Apresentação, na Biblioteca da Rainha, recuperada com cuidado gosto, de outro volume da Colecção Fósforo, evocando em sequência outra revolução, a Russa de 1917, a partir do testemunho educado e aventuroso de Batalha Reis, representante diplomático na convulsão. Curiosa coincidência, esta, de que só me dou conta na mesa. Já não me escapou, na Introdução de Pedro Aires Oliveira, a este «Dos Romanov a Lenine – Relatórios de Jaime Batalha Reis Sobre a Sua Saída da Rússia em 1918», a referência a Corto Maltese, feito sinónimo de aventura riscada sobre mapas e História. Noto a manifesta satisfação da Margarida [Lages] com isso, a quem esta edição tudo deve. Mas esqueci-me de apontar o foco a Rafael Bordalo Pinheiro, que fez a banda desenhada portuguesa dar primeiros passos com famosa «reportagem» às Conferências do Casino, de que Batalha Reis foi instigador.

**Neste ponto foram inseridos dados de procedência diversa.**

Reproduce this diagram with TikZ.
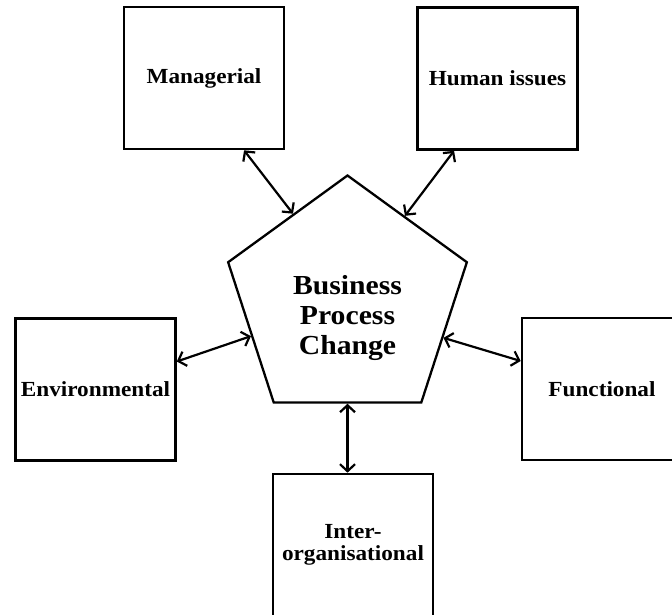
\documentclass[tikz,border=0pt]{standalone}
\usepackage{fontspec}
\setmainfont[FakeStretch=1.08]{Liberation Serif}
\usetikzlibrary{shapes.geometric,arrows.meta}
\begin{document}
\begin{tikzpicture}[x=1pt,y=-1pt,
  box/.style={draw, line width=2.6pt, minimum width=160pt, minimum height=142pt, inner sep=0pt, align=center, font=\fontsize{21.5}{22}\selectfont\bfseries},
  conn/.style={{Straight Barb[length=7pt,width=15pt]}-{Straight Barb[length=7pt,width=15pt]}, line width=2.2pt}]
\useasboundingbox (0,0) rectangle (672,614);
\clip (0,0) rectangle (672,614);
\node[regular polygon, regular polygon sides=5, draw, line width=2.3pt, minimum size=251pt, inner sep=0pt] (bpc) at (347.5,301){};
\node[align=center, font=\fontsize{27.5}{30}\selectfont\bfseries] (bpctext) at (347.5,318){Business\\Process\\Change};
\node[box] (man) at (204,78){Managerial};
\node[box] (hum) at (497.5,78.5){Human issues};
\node[box] (env) at (95.5,389.5){Environmental};
\node[box] (fun) at (602,389){Functional};
\node[box] (inter) at (353,545){Inter-\\organisational};
\draw[conn](man.-61) -- (bpc.122.5);
\draw[conn](hum.-121) -- (bpc.56.8);
\draw[conn](env.19) -- (bpc.200.7);
\draw[conn](fun.161.6) -- (bpc.-21.3);
\draw[conn](bpc.south) -- (bpc.south |- inter.north);
\end{tikzpicture}
\end{document}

Apesar de estudos recentes sobre alguns aspectos da sua acção, continua a faltar-nos biografia compreensiva de tão fascinante quanto literária figura. Por quê esta alergia nacional à biografia?

 

Bairro, Lisboa, 21 Novembro

Eis-me atirado, de copo na mão, ali para as Galegas das escadinhas a discutir, outro modo de subir ou descer. O «Relvas morreu» da mensagem soltou asneiras que ecoam, desde então, penteando os paralelepípedos da rua do Notícias, ou a do Lisboa, e a avenida do Se7e, sem esquecer a do Inimigo. Teve uma vida de papel, muito livre e frágil, mas capaz de cortar cerce. Lisboa-a-puta não se reconhecerá mais na noite de ganga com que a pintou, cenário maior de deambulações a pincel. O virtuoso-a-dias (vá Fernando, que o parêntesis está sempre a pedir um fim: 1954-2017) meteu-se todo na bd, apenas outra forma desenhada de dizer crónica, muito para além da fronteira dos géneros. Também deu um salto ao passado procurar anti-heróis, dos perdidos que definem contornos ou daqueles que sabem andar na linha do horizonte. Fez o que lhe apeteceu confundindo bonecos e vida, insuflando-a nas personagens, desenhando a sua a preto e branco, mesmo quando coloria. Viajou e ficou quieto. Morou em barco atracado, cultivou o mau feitio, inventou o verbo arriscar. Foi-lhe madrasta, a vida. Não merecia, ele que a tratou com o devido despeito. Até à vista, meu! (Desenho do próprio na página).

 

Centro Português de Surrealismo, Famalicão, 25 Novembro

Subi a Cesariny, aos Encontros XI, a pretexto de «Afinal o que importa não é a literatura», a hora inteira em que os No Precipício Era o Verbo interpretaram a grande altura os versos da ‘máquina de passar vidro colorido’. Ainda vibro com o diálogo de fragmentos de autoridade e liberdade entre os manos Zé [Anjos] e Carlos [Barretto]. Estou em crer que o próprio se espantaria.

Tanto espanto à mão de semear. A voz do João Peste cavalgando a energia do Ricardo Martins, no Cru da véspera; os versos «burgueses somos nós todos/ou ainda menos» atirados ao ar no cabeleireiro, no talho, no mercado, no carrossel pelo trio Isaque [Ferreira], João [Rios] e Rui [Spranger], mas sobretudo a montra realista da Confeitaria Moderna: em fundo de cortiça, um pássaro amarelo a conduzir uma carroça, macaco anão a subir carroça cheia de ovelhas gigantes, e, avulso, animais indistinguíveis a olho nu. Além dos burros, inúmeros e de tamanhos diversos.